→ Exercise details:
Every line below is to be copied exactly, with the pictures left out.

→ Collected data:
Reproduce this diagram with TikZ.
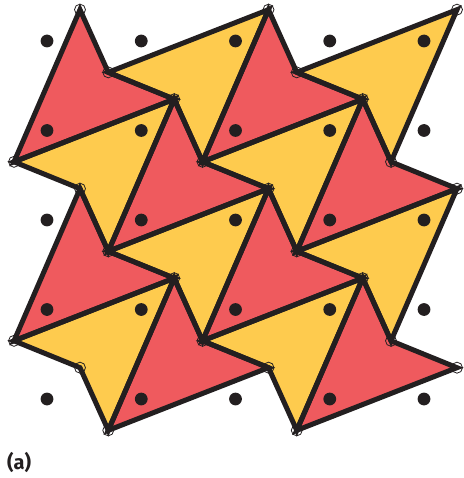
\documentclass[tikz,border=0pt]{standalone}
\usepackage{fontspec}
\newfontfamily\labfont{Fira Sans}
\definecolor{tred}{HTML}{EF5A5E}
\definecolor{tyel}{HTML}{FECB4E}
\definecolor{tink}{HTML}{231F20}
\tikzset{
  edgeline/.style={draw=tink, line width=5pt, line join=miter},
  latdot/.style={fill=tink},
  vertring/.style={draw=tink, line width=0.8pt},
}
\begin{document}
\begin{tikzpicture}[x=1pt,y=-1pt]
\useasboundingbox (0,0) rectangle (463,478);
\begin{scope}[shift={(47,41)}, x=94.25pt, y=-89.5pt]
  % fills
  \foreach \a/\b in {0/0,2/0,1/1,3/1,0/2,2/2,1/3,3/3}{
    \fill[tred, shift={(\a,\b)}] (0.35,-0.35) -- (0.65,0.35) -- (1.35,0.65) -- (-0.35,1.35) -- cycle;
  }
  \foreach \a/\b in {0/0,2/0,-1/1,1/1,0/2,2/2,-1/3,1/3}{
    \fill[tyel, shift={(\a,\b)}] (0.65,0.35) -- (2.35,-0.35) -- (1.65,1.35) -- (1.35,0.65) -- cycle;
  }
  % outlines
  \foreach \a/\b in {0/0,2/0,1/1,3/1,0/2,2/2,1/3,3/3}{
    \draw[edgeline, shift={(\a,\b)}] (0.35,-0.35) -- (0.65,0.35) -- (1.35,0.65) -- (-0.35,1.35) -- cycle;
  }
  \foreach \a/\b in {0/0,2/0,-1/1,1/1,0/2,2/2,-1/3,1/3}{
    \draw[edgeline, shift={(\a,\b)}] (0.65,0.35) -- (2.35,-0.35) -- (1.65,1.35) -- (1.35,0.65) -- cycle;
  }
  % lattice dots
  \foreach \i in {0,...,4}{
    \foreach \j in {0,...,4}{
      \fill[latdot] (\i,\j) circle[radius=6.4pt];
    }
  }
  % vertex rings
  \foreach \p in {(0.35,-0.35),(2.35,-0.35),(4.35,-0.35),
    (0.65,0.35),(2.65,0.35),(1.35,0.65),(3.35,0.65),
    (-0.35,1.35),(1.65,1.35),(3.65,1.35),
    (0.35,1.65),(2.35,1.65),(4.35,1.65),
    (0.65,2.35),(2.65,2.35),(1.35,2.65),(3.35,2.65),
    (-0.35,3.35),(1.65,3.35),(3.65,3.35),
    (0.35,3.65),(2.35,3.65),(4.35,3.65),
    (0.65,4.35),(2.65,4.35)}{
    \draw[vertring] \p circle[radius=5.5pt];
  }
\end{scope}
\node[anchor=base west, inner sep=0pt, font=\labfont\bfseries\fontsize{20}{24}\selectfont, text=tink] (lab) at (7,469) {(a)};
\end{tikzpicture}
\end{document}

→ Correct response:
Reproduce this diagram with TikZ.
\documentclass[tikz,border=0pt]{standalone}
\usepackage{fontspec}
\newfontfamily\labfont{Fira Sans}
\definecolor{tred}{HTML}{EF5A5E}
\definecolor{tyel}{HTML}{FECB4E}
\definecolor{tink}{HTML}{231F20}
\tikzset{
  edgeline/.style={draw=tink, line width=5pt, line join=miter},
  latdot/.style={fill=tink},
  vertring/.style={draw=tink, line width=0.8pt},
}
\begin{document}
\begin{tikzpicture}[x=1pt,y=-1pt]
\useasboundingbox (0,0) rectangle (463,478);
\begin{scope}[shift={(47,41)}, x=94.25pt, y=-89.5pt]
  % fills
  \foreach \a/\b in {0/0,2/0,1/1,3/1,0/2,2/2,1/3,3/3}{
    \fill[tred, shift={(\a,\b)}] (0.35,-0.35) -- (0.65,0.35) -- (1.35,0.65) -- (-0.35,1.35) -- cycle;
  }
  \foreach \a/\b in {0/0,2/0,-1/1,1/1,0/2,2/2,-1/3,1/3}{
    \fill[tyel, shift={(\a,\b)}] (0.65,0.35) -- (2.35,-0.35) -- (1.65,1.35) -- (1.35,0.65) -- cycle;
  }
  % outlines
  \foreach \a/\b in {0/0,2/0,1/1,3/1,0/2,2/2,1/3,3/3}{
    \draw[edgeline, shift={(\a,\b)}] (0.35,-0.35) -- (0.65,0.35) -- (1.35,0.65) -- (-0.35,1.35) -- cycle;
  }
  \foreach \a/\b in {0/0,2/0,-1/1,1/1,0/2,2/2,-1/3,1/3}{
    \draw[edgeline, shift={(\a,\b)}] (0.65,0.35) -- (2.35,-0.35) -- (1.65,1.35) -- (1.35,0.65) -- cycle;
  }
  % lattice dots
  \foreach \i in {0,...,4}{
    \foreach \j in {0,...,4}{
      \fill[latdot] (\i,\j) circle[radius=6.4pt];
    }
  }
  % vertex rings
  \foreach \p in {(0.35,-0.35),(2.35,-0.35),(4.35,-0.35),
    (0.65,0.35),(2.65,0.35),(1.35,0.65),(3.35,0.65),
    (-0.35,1.35),(1.65,1.35),(3.65,1.35),
    (0.35,1.65),(2.35,1.65),(4.35,1.65),
    (0.65,2.35),(2.65,2.35),(1.35,2.65),(3.35,2.65),
    (-0.35,3.35),(1.65,3.35),(3.65,3.35),
    (0.35,3.65),(2.35,3.65),(4.35,3.65),
    (0.65,4.35),(2.65,4.35)}{
    \draw[vertring] \p circle[radius=5.5pt];
  }
\end{scope}
\node[anchor=base west, inner sep=0pt, font=\labfont\bfseries\fontsize{20}{24}\selectfont, text=tink] (lab) at (7,469) {(a)};
\end{tikzpicture}
\end{document}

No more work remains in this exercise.